* _TASK DIRECTIONS_
Return the whole listing, line for line, without the pictures in it.

* _DATA LINES_
---*---

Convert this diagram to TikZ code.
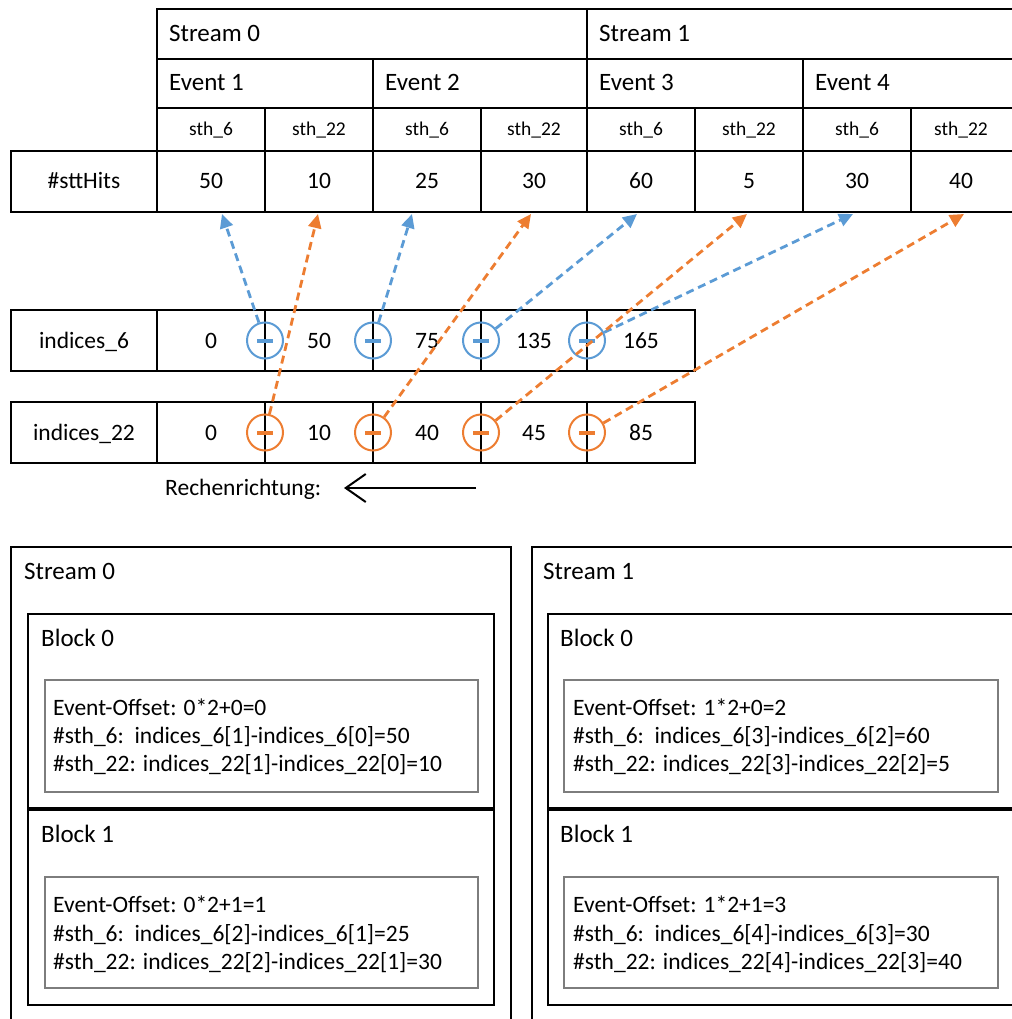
\documentclass[tikz,border=0pt]{standalone}
\usepackage{fontspec}
\setmainfont{Carlito}
\usetikzlibrary{arrows.meta}
\definecolor{hitblue}{RGB}{91,155,213}
\definecolor{hitorange}{RGB}{237,125,49}
\definecolor{boxgray}{RGB}{125,125,125}

\begin{document}
\begin{tikzpicture}[x=1pt,y=-1pt,
  grid/.style={line width=2pt, black, line cap=rect},
  head/.style={anchor=base west, inner sep=0, font=\fontsize{25}{30}\selectfont},
  cell/.style={anchor=base, inner sep=0, font=\fontsize{23.5}{28}\selectfont},
  small/.style={anchor=base, inner sep=0, font=\fontsize{19.5}{23}\selectfont},
  body/.style={anchor=base west, inner sep=0, font=\fontsize{23.5}{28}\selectfont},
  minusop/.style={circle, draw=#1, line width=2pt, minimum size=36pt, inner sep=0},
  minusbar/.style={line width=4pt},
  flow/.style={line width=2.8pt, dash pattern=on 8pt off 5pt,
    -{Triangle[length=14pt,width=13pt]}},
  inner/.style={draw=boxgray, line width=1.3pt}
]
\useasboundingbox (0,0) rectangle (1011,1019);

% ---------- hit count table ----------
\draw[grid] (157,9) -- (1015,9);
\draw[grid] (157,59) -- (1015,59);
\draw[grid] (157,108) -- (1015,108);
\draw[grid] (11,151) -- (1015,151);
\draw[grid] (11,212) -- (1015,212);
\draw[grid] (11,151) -- (11,212);
\draw[grid] (157,9) -- (157,212);
\draw[grid] (587,9) -- (587,212);
\foreach \x in {373,803} \draw[grid] (\x,59) -- (\x,212);
\foreach \x in {265,481,695,911} \draw[grid] (\x,108) -- (\x,212);

\node[head] (s0) at (169,41.5) {Stream 0};
\node[head] (s1) at (599,41.5) {Stream 1};
\foreach \x/\n in {169/1,385/2,599/3,815/4}
  \node[head] (ev\n) at (\x,90.7) {Event \n};
\foreach \x/\l [count=\i] in {211/6,319/22,427/6,534/22,641/6,749/22,857/6,961/22}
  \node[small] (sth\i) at (\x,136) {sth\_\l};
\node[cell] (hitslabel) at (84,189) {\#sttHits};
\foreach \x/\v [count=\i] in {211/50,319/10,427/25,534/30,641/60,749/5,857/30,961/40}
  \node[cell] (hit\i) at (\x,189) {\v};

% arrow targets under the hit cells
\foreach \x [count=\i] in {222,318,412,531,637,747,853,964}
  \coordinate (t\i) at (\x,214);

% ---------- index arrays ----------
\draw[grid] (11,310) rectangle (695,371);
\draw[grid] (11,402) rectangle (695,463);
\foreach \x in {157,265,373,481,587} {
  \draw[grid] (\x,310) -- (\x,371);
  \draw[grid] (\x,402) -- (\x,463);
}
\node[cell] (lab6) at (84,348.3) {indices\_6};
\node[cell] (lab22) at (84,440.7) {indices\_22};
\foreach \x/\v [count=\i] in {211/0,319/50,427/75,534/135,641/165}
  \node[cell] (ia\i) at (\x,348.3) {\v};
\foreach \x/\v [count=\i] in {211/0,319/10,427/40,534/45,641/85}
  \node[cell] (ib\i) at (\x,440.7) {\v};

% subtraction operators sitting on the cell borders
\foreach \x [count=\i] in {265,373,481,587} {
  \node[minusop=hitblue] (b\i) at (\x,340.5) {};
  \node[minusop=hitorange] (o\i) at (\x,432.5) {};
  \draw[minusbar, hitblue] ([xshift=-8pt]b\i.center) -- ([xshift=8pt]b\i.center);
  \draw[minusbar, hitorange] ([xshift=-8pt]o\i.center) -- ([xshift=8pt]o\i.center);
}

% subtraction results feeding the hit counts
\foreach \i/\t in {1/1,2/3,3/5,4/7}
  \draw[flow, hitblue] (b\i) -- (t\t);
\foreach \i/\t in {1/2,2/4,3/6,4/8}
  \draw[flow, hitorange] (o\i) -- (t\t);

% direction of computation
\node[body] (rr) at (165,495) {Rechenrichtung:};
\coordinate (rrstart) at (476,488);
\coordinate (rrend) at (344,488);
\draw[line width=2pt, -{Straight Barb[length=20pt,width=28pt]}] (rrstart) -- (rrend);

% ---------- stream / block boxes ----------
\draw[grid] (11,1030) -- (11,547) -- (511,547) -- (511,1030);
\draw[grid] (532,1030) -- (532,547) -- (1030,547);
\node[head] (ls0) at (24,579.3) {Stream 0};
\node[head] (ls1) at (543,579.3) {Stream 1};

\draw[grid] (28,614) rectangle (494,808);
\draw[grid] (28,810) rectangle (494,1005);
\draw[grid] (1030,614) -- (548,614) -- (548,808) -- (1030,808);
\draw[grid] (1030,810) -- (548,810) -- (548,1005) -- (1030,1005);

\node[head] (b00) at (41,646) {Block 0};
\node[head] (b01) at (41,842.7) {Block 1};
\node[head] (b10) at (560,646) {Block 0};
\node[head] (b11) at (560,842.7) {Block 1};

\draw[inner] (45,680) rectangle (478,792);
\draw[inner] (45,877) rectangle (478,988);
\draw[inner] (564,680) rectangle (998,792);
\draw[inner] (564,877) rectangle (998,988);

\node[body] (c00a) at (53,715.7) {Event-Offset: 0*2+0=0};
\node[body] (c00b) at (53,743.3) {\#sth\_6:\ \ indices\_6[1]-indices\_6[0]=50};
\node[body] (c00c) at (53,771.7) {\#sth\_22: indices\_22[1]-indices\_22[0]=10};

\node[body] (c01a) at (53,912.7) {Event-Offset: 0*2+1=1};
\node[body] (c01b) at (53,941) {\#sth\_6:\ \ indices\_6[2]-indices\_6[1]=25};
\node[body] (c01c) at (53,969) {\#sth\_22: indices\_22[2]-indices\_22[1]=30};

\node[body] (c10a) at (573,715.7) {Event-Offset: 1*2+0=2};
\node[body] (c10b) at (573,743.3) {\#sth\_6:\ \ indices\_6[3]-indices\_6[2]=60};
\node[body] (c10c) at (573,771.7) {\#sth\_22: indices\_22[3]-indices\_22[2]=5};

\node[body] (c11a) at (573,912.7) {Event-Offset: 1*2+1=3};
\node[body] (c11b) at (573,941) {\#sth\_6:\ \ indices\_6[4]-indices\_6[3]=30};
\node[body] (c11c) at (573,969) {\#sth\_22: indices\_22[4]-indices\_22[3]=40};
\end{tikzpicture}
\end{document}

---*---

* _CORRECT OUTPUT_
Convert this diagram to TikZ code.
\documentclass[tikz,border=0pt]{standalone}
\usepackage{fontspec}
\setmainfont{Carlito}
\usetikzlibrary{arrows.meta}
\definecolor{hitblue}{RGB}{91,155,213}
\definecolor{hitorange}{RGB}{237,125,49}
\definecolor{boxgray}{RGB}{125,125,125}

\begin{document}
\begin{tikzpicture}[x=1pt,y=-1pt,
  grid/.style={line width=2pt, black, line cap=rect},
  head/.style={anchor=base west, inner sep=0, font=\fontsize{25}{30}\selectfont},
  cell/.style={anchor=base, inner sep=0, font=\fontsize{23.5}{28}\selectfont},
  small/.style={anchor=base, inner sep=0, font=\fontsize{19.5}{23}\selectfont},
  body/.style={anchor=base west, inner sep=0, font=\fontsize{23.5}{28}\selectfont},
  minusop/.style={circle, draw=#1, line width=2pt, minimum size=36pt, inner sep=0},
  minusbar/.style={line width=4pt},
  flow/.style={line width=2.8pt, dash pattern=on 8pt off 5pt,
    -{Triangle[length=14pt,width=13pt]}},
  inner/.style={draw=boxgray, line width=1.3pt}
]
\useasboundingbox (0,0) rectangle (1011,1019);

% ---------- hit count table ----------
\draw[grid] (157,9) -- (1015,9);
\draw[grid] (157,59) -- (1015,59);
\draw[grid] (157,108) -- (1015,108);
\draw[grid] (11,151) -- (1015,151);
\draw[grid] (11,212) -- (1015,212);
\draw[grid] (11,151) -- (11,212);
\draw[grid] (157,9) -- (157,212);
\draw[grid] (587,9) -- (587,212);
\foreach \x in {373,803} \draw[grid] (\x,59) -- (\x,212);
\foreach \x in {265,481,695,911} \draw[grid] (\x,108) -- (\x,212);

\node[head] (s0) at (169,41.5) {Stream 0};
\node[head] (s1) at (599,41.5) {Stream 1};
\foreach \x/\n in {169/1,385/2,599/3,815/4}
  \node[head] (ev\n) at (\x,90.7) {Event \n};
\foreach \x/\l [count=\i] in {211/6,319/22,427/6,534/22,641/6,749/22,857/6,961/22}
  \node[small] (sth\i) at (\x,136) {sth\_\l};
\node[cell] (hitslabel) at (84,189) {\#sttHits};
\foreach \x/\v [count=\i] in {211/50,319/10,427/25,534/30,641/60,749/5,857/30,961/40}
  \node[cell] (hit\i) at (\x,189) {\v};

% arrow targets under the hit cells
\foreach \x [count=\i] in {222,318,412,531,637,747,853,964}
  \coordinate (t\i) at (\x,214);

% ---------- index arrays ----------
\draw[grid] (11,310) rectangle (695,371);
\draw[grid] (11,402) rectangle (695,463);
\foreach \x in {157,265,373,481,587} {
  \draw[grid] (\x,310) -- (\x,371);
  \draw[grid] (\x,402) -- (\x,463);
}
\node[cell] (lab6) at (84,348.3) {indices\_6};
\node[cell] (lab22) at (84,440.7) {indices\_22};
\foreach \x/\v [count=\i] in {211/0,319/50,427/75,534/135,641/165}
  \node[cell] (ia\i) at (\x,348.3) {\v};
\foreach \x/\v [count=\i] in {211/0,319/10,427/40,534/45,641/85}
  \node[cell] (ib\i) at (\x,440.7) {\v};

% subtraction operators sitting on the cell borders
\foreach \x [count=\i] in {265,373,481,587} {
  \node[minusop=hitblue] (b\i) at (\x,340.5) {};
  \node[minusop=hitorange] (o\i) at (\x,432.5) {};
  \draw[minusbar, hitblue] ([xshift=-8pt]b\i.center) -- ([xshift=8pt]b\i.center);
  \draw[minusbar, hitorange] ([xshift=-8pt]o\i.center) -- ([xshift=8pt]o\i.center);
}

% subtraction results feeding the hit counts
\foreach \i/\t in {1/1,2/3,3/5,4/7}
  \draw[flow, hitblue] (b\i) -- (t\t);
\foreach \i/\t in {1/2,2/4,3/6,4/8}
  \draw[flow, hitorange] (o\i) -- (t\t);

% direction of computation
\node[body] (rr) at (165,495) {Rechenrichtung:};
\coordinate (rrstart) at (476,488);
\coordinate (rrend) at (344,488);
\draw[line width=2pt, -{Straight Barb[length=20pt,width=28pt]}] (rrstart) -- (rrend);

% ---------- stream / block boxes ----------
\draw[grid] (11,1030) -- (11,547) -- (511,547) -- (511,1030);
\draw[grid] (532,1030) -- (532,547) -- (1030,547);
\node[head] (ls0) at (24,579.3) {Stream 0};
\node[head] (ls1) at (543,579.3) {Stream 1};

\draw[grid] (28,614) rectangle (494,808);
\draw[grid] (28,810) rectangle (494,1005);
\draw[grid] (1030,614) -- (548,614) -- (548,808) -- (1030,808);
\draw[grid] (1030,810) -- (548,810) -- (548,1005) -- (1030,1005);

\node[head] (b00) at (41,646) {Block 0};
\node[head] (b01) at (41,842.7) {Block 1};
\node[head] (b10) at (560,646) {Block 0};
\node[head] (b11) at (560,842.7) {Block 1};

\draw[inner] (45,680) rectangle (478,792);
\draw[inner] (45,877) rectangle (478,988);
\draw[inner] (564,680) rectangle (998,792);
\draw[inner] (564,877) rectangle (998,988);

\node[body] (c00a) at (53,715.7) {Event-Offset: 0*2+0=0};
\node[body] (c00b) at (53,743.3) {\#sth\_6:\ \ indices\_6[1]-indices\_6[0]=50};
\node[body] (c00c) at (53,771.7) {\#sth\_22: indices\_22[1]-indices\_22[0]=10};

\node[body] (c01a) at (53,912.7) {Event-Offset: 0*2+1=1};
\node[body] (c01b) at (53,941) {\#sth\_6:\ \ indices\_6[2]-indices\_6[1]=25};
\node[body] (c01c) at (53,969) {\#sth\_22: indices\_22[2]-indices\_22[1]=30};

\node[body] (c10a) at (573,715.7) {Event-Offset: 1*2+0=2};
\node[body] (c10b) at (573,743.3) {\#sth\_6:\ \ indices\_6[3]-indices\_6[2]=60};
\node[body] (c10c) at (573,771.7) {\#sth\_22: indices\_22[3]-indices\_22[2]=5};

\node[body] (c11a) at (573,912.7) {Event-Offset: 1*2+1=3};
\node[body] (c11b) at (573,941) {\#sth\_6:\ \ indices\_6[4]-indices\_6[3]=30};
\node[body] (c11c) at (573,969) {\#sth\_22: indices\_22[4]-indices\_22[3]=40};
\end{tikzpicture}
\end{document}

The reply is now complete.